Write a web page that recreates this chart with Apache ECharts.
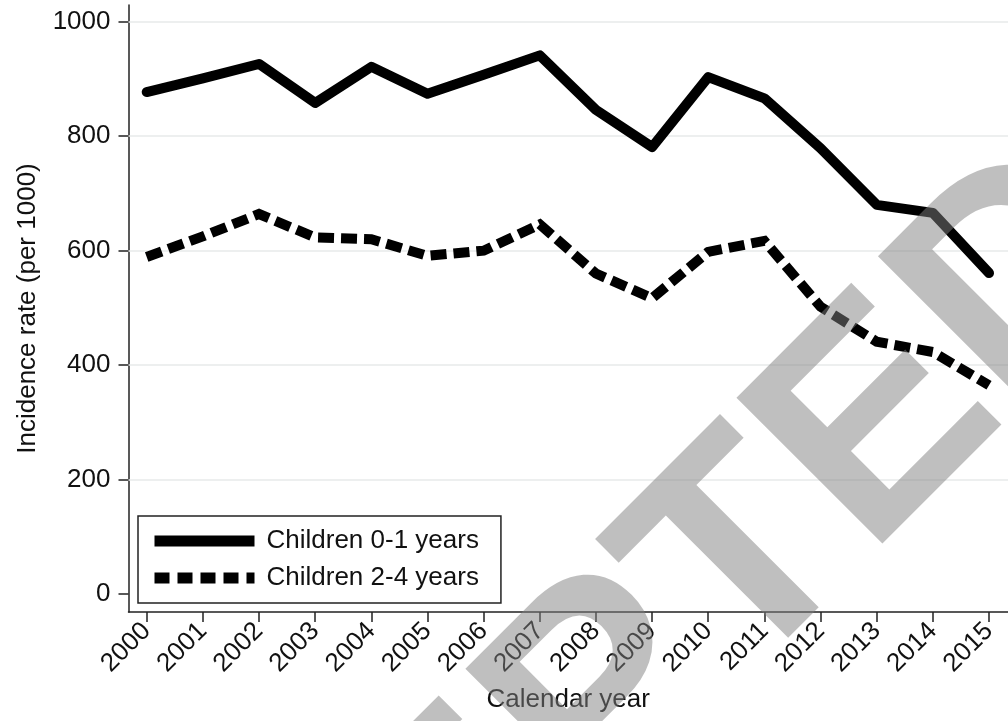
<!DOCTYPE html>
<html>
<head>
<meta charset="utf-8">
<title>Incidence rate by calendar year</title>
<script src="https://cdn.jsdelivr.net/npm/echarts@6/dist/echarts.min.js"></script>
<style>
  html, body { margin: 0; padding: 0; background: #ffffff; }
  #chart { width: 1008px; height: 721px; }
</style>
</head>
<body>
<div id="chart"></div>
<script>
// Calendar years on the x axis
const years = [2000, 2001, 2002, 2003, 2004, 2005, 2006, 2007,
               2008, 2009, 2010, 2011, 2012, 2013, 2014, 2015];

// Incidence rate (per 1000), children 0-1 years
const ratesAge0to1 = [877, 901, 926, 858, 921, 874, 907, 941,
                      846, 781, 903, 866, 779, 680, 666, 561];

// Incidence rate (per 1000), children 2-4 years
const ratesAge2to4 = [589, 625, 664, 623, 620, 591, 600, 646,
                      560, 517, 598, 617, 502, 441, 423, 365];

const seriesNames = ['Children 0-1 years', 'Children 2-4 years'];

// Axis ticks and horizontal reference lines
const yTickValues = [0, 200, 400, 600, 800, 1000];
const yGridValues = [200, 400, 600, 800, 1000];
const xTickValues = years.slice();

const FONT = 'Liberation Sans, Arial, Helvetica, sans-serif';
const INK = '#111111';
const AXIS = '#222222';

const chart = echarts.init(document.getElementById('chart'), null, { renderer: 'canvas' });

const pairs = (vals) => years.map((y, i) => [y, vals[i]]);

const option = {
  backgroundColor: '#ffffff',
  animation: false,
  grid: {
    left: 128.5, right: 0, top: 5, bottom: 109,
    containLabel: false,
    outerBoundsMode: 'none'
  },
  xAxis: {
    type: 'value',
    min: 1999.676,
    max: 2015.338,
    name: 'Calendar year',
    nameLocation: 'middle',
    nameGap: 75,
    nameTextStyle: { fontFamily: FONT, fontSize: 26, color: INK },
    axisLine: { show: true, onZero: false, lineStyle: { color: AXIS, width: 1.5 } },
    axisTick: { show: true, length: 10, customValues: xTickValues, lineStyle: { color: AXIS, width: 1.5 } },
    axisLabel: {
      customValues: xTickValues,
      rotate: 45,
      margin: 15,
      fontFamily: FONT,
      fontSize: 26,
      color: INK,
      formatter: (v) => String(v)
    },
    splitLine: { show: false }
  },
  yAxis: {
    type: 'value',
    min: -31,
    max: 1029,
    name: 'Incidence rate (per 1000)',
    nameLocation: 'middle',
    nameGap: 88,
    nameTextStyle: { fontFamily: FONT, fontSize: 26, color: INK },
    axisLine: { show: true, onZero: false, lineStyle: { color: AXIS, width: 1.5 } },
    axisTick: { show: true, length: 10, customValues: yTickValues, lineStyle: { color: AXIS, width: 1.5 } },
    axisLabel: {
      customValues: yTickValues,
      margin: 18,
      fontFamily: FONT,
      fontSize: 26,
      color: INK,
      formatter: (v) => String(v)
    },
    splitLine: { show: false }
  },
  legend: {
    orient: 'vertical',
    left: 138,
    top: 516,
    padding: [12, 22, 12, 11],
    itemWidth: 100,
    itemHeight: 11,
    itemGap: 11,
    borderColor: AXIS,
    borderWidth: 1.5,
    borderRadius: 0,
    backgroundColor: '#ffffff',
    textStyle: { fontFamily: FONT, fontSize: 26, color: INK, padding: [0, 0, 0, 7] },
    itemStyle: { color: 'transparent', borderWidth: 0 },
    data: [
      { name: seriesNames[0], lineStyle: { width: 11, type: 'solid', color: '#000', cap: 'butt' } },
      { name: seriesNames[1], lineStyle: { width: 11, type: [15, 8], color: '#000', cap: 'butt' } }
    ]
  },
  series: [
    {
      name: seriesNames[0],
      type: 'line',
      data: pairs(ratesAge0to1),
      symbol: 'none',
      showSymbol: false,
      z: 3,
      lineStyle: { color: '#000000', width: 10, type: 'solid', cap: 'round', join: 'round' },
      itemStyle: { color: '#000000' },
      markLine: {
        silent: true,
        symbol: ['none', 'none'],
        label: { show: false },
        z: 1,
        lineStyle: { color: '#e7eaea', width: 1.5, type: 'solid' },
        data: yGridValues.map((v) => ({ yAxis: v }))
      }
    },
    {
      name: seriesNames[1],
      type: 'line',
      data: pairs(ratesAge2to4),
      symbol: 'none',
      showSymbol: false,
      z: 3,
      lineStyle: { color: '#000000', width: 10, type: [16, 7], cap: 'butt', join: 'miter' },
      itemStyle: { color: '#000000' }
    }
  ],
  graphic: [
    {
      type: 'text',
      x: 521,
      y: 788,
      rotation: Math.PI / 4,
      z: 100,
      silent: true,
      style: {
        text: 'ACCEPTED',
        fontFamily: FONT,
        fontWeight: 'bold',
        fontSize: 300,
        fill: 'rgba(128,128,128,0.5)',
        align: 'center',
        verticalAlign: 'middle'
      }
    }
  ]
};

chart.setOption(option);
</script>
</body>
</html>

-*-

WORK TO BE COMPLETED -
Print out the lines exactly, skipping any picture.

EXPECTED ANSWER -
Write a web page that recreates this chart with Apache ECharts.
<!DOCTYPE html>
<html>
<head>
<meta charset="utf-8">
<title>Incidence rate by calendar year</title>
<script src="https://cdn.jsdelivr.net/npm/echarts@6/dist/echarts.min.js"></script>
<style>
  html, body { margin: 0; padding: 0; background: #ffffff; }
  #chart { width: 1008px; height: 721px; }
</style>
</head>
<body>
<div id="chart"></div>
<script>
// Calendar years on the x axis
const years = [2000, 2001, 2002, 2003, 2004, 2005, 2006, 2007,
               2008, 2009, 2010, 2011, 2012, 2013, 2014, 2015];

// Incidence rate (per 1000), children 0-1 years
const ratesAge0to1 = [877, 901, 926, 858, 921, 874, 907, 941,
                      846, 781, 903, 866, 779, 680, 666, 561];

// Incidence rate (per 1000), children 2-4 years
const ratesAge2to4 = [589, 625, 664, 623, 620, 591, 600, 646,
                      560, 517, 598, 617, 502, 441, 423, 365];

const seriesNames = ['Children 0-1 years', 'Children 2-4 years'];

// Axis ticks and horizontal reference lines
const yTickValues = [0, 200, 400, 600, 800, 1000];
const yGridValues = [200, 400, 600, 800, 1000];
const xTickValues = years.slice();

const FONT = 'Liberation Sans, Arial, Helvetica, sans-serif';
const INK = '#111111';
const AXIS = '#222222';

const chart = echarts.init(document.getElementById('chart'), null, { renderer: 'canvas' });

const pairs = (vals) => years.map((y, i) => [y, vals[i]]);

const option = {
  backgroundColor: '#ffffff',
  animation: false,
  grid: {
    left: 128.5, right: 0, top: 5, bottom: 109,
    containLabel: false,
    outerBoundsMode: 'none'
  },
  xAxis: {
    type: 'value',
    min: 1999.676,
    max: 2015.338,
    name: 'Calendar year',
    nameLocation: 'middle',
    nameGap: 75,
    nameTextStyle: { fontFamily: FONT, fontSize: 26, color: INK },
    axisLine: { show: true, onZero: false, lineStyle: { color: AXIS, width: 1.5 } },
    axisTick: { show: true, length: 10, customValues: xTickValues, lineStyle: { color: AXIS, width: 1.5 } },
    axisLabel: {
      customValues: xTickValues,
      rotate: 45,
      margin: 15,
      fontFamily: FONT,
      fontSize: 26,
      color: INK,
      formatter: (v) => String(v)
    },
    splitLine: { show: false }
  },
  yAxis: {
    type: 'value',
    min: -31,
    max: 1029,
    name: 'Incidence rate (per 1000)',
    nameLocation: 'middle',
    nameGap: 88,
    nameTextStyle: { fontFamily: FONT, fontSize: 26, color: INK },
    axisLine: { show: true, onZero: false, lineStyle: { color: AXIS, width: 1.5 } },
    axisTick: { show: true, length: 10, customValues: yTickValues, lineStyle: { color: AXIS, width: 1.5 } },
    axisLabel: {
      customValues: yTickValues,
      margin: 18,
      fontFamily: FONT,
      fontSize: 26,
      color: INK,
      formatter: (v) => String(v)
    },
    splitLine: { show: false }
  },
  legend: {
    orient: 'vertical',
    left: 138,
    top: 516,
    padding: [12, 22, 12, 11],
    itemWidth: 100,
    itemHeight: 11,
    itemGap: 11,
    borderColor: AXIS,
    borderWidth: 1.5,
    borderRadius: 0,
    backgroundColor: '#ffffff',
    textStyle: { fontFamily: FONT, fontSize: 26, color: INK, padding: [0, 0, 0, 7] },
    itemStyle: { color: 'transparent', borderWidth: 0 },
    data: [
      { name: seriesNames[0], lineStyle: { width: 11, type: 'solid', color: '#000', cap: 'butt' } },
      { name: seriesNames[1], lineStyle: { width: 11, type: [15, 8], color: '#000', cap: 'butt' } }
    ]
  },
  series: [
    {
      name: seriesNames[0],
      type: 'line',
      data: pairs(ratesAge0to1),
      symbol: 'none',
      showSymbol: false,
      z: 3,
      lineStyle: { color: '#000000', width: 10, type: 'solid', cap: 'round', join: 'round' },
      itemStyle: { color: '#000000' },
      markLine: {
        silent: true,
        symbol: ['none', 'none'],
        label: { show: false },
        z: 1,
        lineStyle: { color: '#e7eaea', width: 1.5, type: 'solid' },
        data: yGridValues.map((v) => ({ yAxis: v }))
      }
    },
    {
      name: seriesNames[1],
      type: 'line',
      data: pairs(ratesAge2to4),
      symbol: 'none',
      showSymbol: false,
      z: 3,
      lineStyle: { color: '#000000', width: 10, type: [16, 7], cap: 'butt', join: 'miter' },
      itemStyle: { color: '#000000' }
    }
  ],
  graphic: [
    {
      type: 'text',
      x: 521,
      y: 788,
      rotation: Math.PI / 4,
      z: 100,
      silent: true,
      style: {
        text: 'ACCEPTED',
        fontFamily: FONT,
        fontWeight: 'bold',
        fontSize: 300,
        fill: 'rgba(128,128,128,0.5)',
        align: 'center',
        verticalAlign: 'middle'
      }
    }
  ]
};

chart.setOption(option);
</script>
</body>
</html>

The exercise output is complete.